CEO
Playbook 2 of 5

How to Align Executive Behavior with Stated Cultural Values

Employees calibrate culture by watching leadership. This playbook helps CEOs make culture credible at the top: modeling the standard personally, correcting executive behavior that contradicts it, using people decisions as cultural signals, and creating mechanisms for upward accountability.

Developing

Start here. Build the foundation.
  1. 1

    Pick the cultural value most important to the company right now and find three visible opportunities to model it this month. If transparency matters, share a hard truth at the next all-hands. If speed matters, close a lingering decision in public. The signal it worked is that employees can point to a CEO action that made the value concrete.

  2. 2

    When a senior leader's behavior contradicts a stated value, address it in your next 1:1 within the week. Name the behavior, explain which value it contradicts, and agree on what needs to change. The signal it worked is that the leader understands culture is a performance expectation, not a personal preference.

Proficient

Build consistency and rhythm.
  1. 3

    Before the next promotion cycle, add cultural alignment as a weighted criterion beside business performance. Review high-output candidates for repeated behaviors that undermine the culture, and block or delay promotions where the signal would be damaging. The signal it worked is that advancement reinforces the culture people are expected to live.

  2. 4

    When a high performer repeatedly violates cultural values, treat the pattern as a serious performance issue. Document the behavior, give a clear expectation for change, and follow through if the pattern continues. The signal it worked is that people stop seeing cultural standards as optional for powerful performers.

Mastered

Operate at the highest level.
  1. 5

    Create a safe channel for upward cultural feedback, such as anonymous surveys, structured skip-level conversations, or a culture committee with CEO sponsorship. Act visibly on credible reports, especially when they involve senior leaders.
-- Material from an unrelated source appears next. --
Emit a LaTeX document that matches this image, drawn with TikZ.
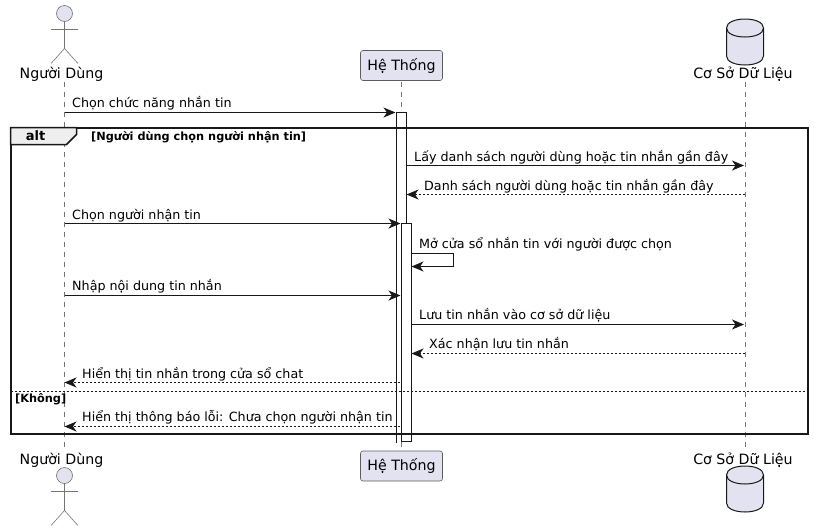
\documentclass[tikz,border=0pt]{standalone}
\usepackage{fontspec}
\setmainfont{DejaVu Sans}
\usetikzlibrary{arrows.meta,shapes.geometric}
\definecolor{partfill}{HTML}{E2E2F0}
\definecolor{partline}{HTML}{181818}
\definecolor{tabfill}{HTML}{EEEEEE}
\tikzset{
  lifeline/.style={draw=partline!60,line width=0.5pt,dash pattern=on 5pt off 5pt},
  msg/.style={draw=partline,line width=1pt,-{Stealth[length=12pt,width=10pt,inset=3.5pt]}},
  reply/.style={msg,dash pattern=on 2pt off 2pt},
  msgtext/.style={font=\fontsize{12.7}{15}\selectfont,anchor=base west,inner sep=0pt,text=black},
  parttext/.style={font=\fontsize{14.2}{16}\selectfont,anchor=base,inner sep=0pt,text=black},
  partbox/.style={draw=partline!70,fill=partfill,rounded corners=2.5pt,minimum width=82pt,minimum height=30pt,inner sep=0pt,line width=0.6pt,font=\fontsize{14.2}{16}\selectfont},
  bar/.style={draw=partline,fill=white,line width=1pt},
  guard/.style={font=\fontsize{11.3}{13}\selectfont\bfseries,anchor=base west,inner sep=0pt,text=black},
  stick/.style={draw=partline!60,line width=0.6pt},
}
\begin{document}
\begin{tikzpicture}[x=1pt,y=-1pt]
\useasboundingbox (0,0) rectangle (814,531);

% ===== Lifelines =====
\coordinate (userTop) at (64.5,82);
\coordinate (userEnd) at (64.5,450);
\coordinate (sysTop) at (401.5,82);
\coordinate (sysEnd) at (401.5,450);
\coordinate (dbTop) at (745,82);
\coordinate (dbEnd) at (745,450);
\foreach \p in {user,sys,db} {
    \draw[lifeline] (\p Top) -- (\p End);
}

% ===== Activation bars =====
\draw[bar] (396.5,443) -- (396.5,112.5) -- (406.5,112.5) -- (406.5,441);
\draw[bar] (401.5,223.5) rectangle (411.5,441);

% ===== Participants =====
\node[parttext] (userHead) at (61.5,78) {Người Dùng};
\node[parttext] (userFoot) at (61.5,464) {Người Dùng};
\node[parttext] (dbHead) at (743,78) {Cơ Sở Dữ Liệu};
\node[parttext] (dbFoot) at (743,464) {Cơ Sở Dữ Liệu};
\node[partbox] (sysHead) at (401.5,65.5) {Hệ Thống};
\node[partbox] (sysFoot) at (401.5,466) {Hệ Thống};

% ===== Actors =====
\foreach \y in {5,467} {
    \draw[stick,fill=partfill] (64.5,\y+8.5) circle (8pt);
    \draw[stick] (64.5,\y+16.5) -- ++(0,27) -- ++(-13.5,15);
    \draw[stick] (64.5,\y+43.5) -- ++(13.5,15);
    \draw[stick] (51,\y+24.5) -- ++(27,0);
}

% ===== Database =====
\foreach \y in {19,466} {
    \draw[partline,fill=partfill,line width=1pt] (726.5,\y+9) .. controls (726.5,\y-3) and (763.5,\y-3) .. (763.5,\y+9)
        -- (763.5,\y+37) .. controls (763.5,\y+49) and (726.5,\y+49) .. (726.5,\y+37) -- cycle;
    \draw[partline,line width=1pt] (726.5,\y+9) .. controls (726.5,\y+21) and (763.5,\y+21) .. (763.5,\y+9);
}

% ===== Messages =====
\node[msgtext] (msgA) at (72,107.5) {Chọn chức năng nhắn tin};
\draw[msg] (64.5,112.5) -- (395.5,112.5);

\node[msgtext] (msgB) at (414,161) {Lấy danh sách người dùng hoặc tin nhắn gần đây};
\draw[msg] (406.5,165.5) -- (744,165.5);

\node[msgtext] (msgC) at (424,190) {Danh sách người dùng hoặc tin nhắn gần đây};
\draw[reply] (745,194.5) -- (406.5,194.5);

\node[msgtext] (msgD) at (72,219) {Chọn người nhận tin};
\draw[msg] (64.5,223.5) -- (400.5,223.5);

\node[msgtext] (msgE) at (419,248) {Mở cửa sổ nhắn tin với người được chọn};
\draw[msg] (411.5,253.5) -- (453.5,253.5) -- (453.5,266.5) -- (411.5,266.5);

\node[msgtext] (msgF) at (72,290) {Nhập nội dung tin nhắn};
\draw[msg] (64.5,295.5) -- (400.5,295.5);

\node[msgtext] (msgG) at (419,319) {Lưu tin nhắn vào cơ sở dữ liệu};
\draw[msg] (411.5,324.5) -- (744,324.5);

\node[msgtext] (msgH) at (429,348) {Xác nhận lưu tin nhắn};
\draw[reply] (745,353.5) -- (411.5,353.5);

\node[msgtext] (msgI) at (82,378) {Hiển thị tin nhắn trong cửa sổ chat};
\draw[reply] (400,382.5) -- (64.5,382.5);

\node[msgtext] (msgJ) at (82,421) {Hiển thị thông báo lỗi: Chưa chọn người nhận tin};
\draw[reply] (400,426.5) -- (64.5,426.5);

% ===== Alt frame =====
\draw[partline,line width=2pt] (10.5,127.5) rectangle (808,434);
\draw[partline,line width=1.5pt,fill=tabfill] (10.5,127.5) -- (76.5,127.5) -- (76.5,134.5) -- (66.5,144.5) -- (10.5,144.5) -- cycle;
\draw[partline,line width=0.7pt,dash pattern=on 2pt off 2pt] (10.5,391.5) -- (808,391.5);
\node[font=\fontsize{13}{15}\selectfont\bfseries,anchor=base,inner sep=0pt] (altTag) at (35.5,140) {alt};
\node[guard] (guardA) at (91,140) {[Người dùng chọn người nhận tin]};
\node[guard] (guardB) at (15,402) {[Không]};

\end{tikzpicture}
\end{document}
The signal it worked is that cultural accountability flows up as well as down.

Common Pitfalls

Avoid the common failure modes.
  • Giving speeches about values while personally behaving in ways that contradict them.
  • Tolerating cultural violations by senior leaders because they deliver strong business results.
  • Making culture the CEO's solo project without mechanisms for the organization to hold leadership accountable.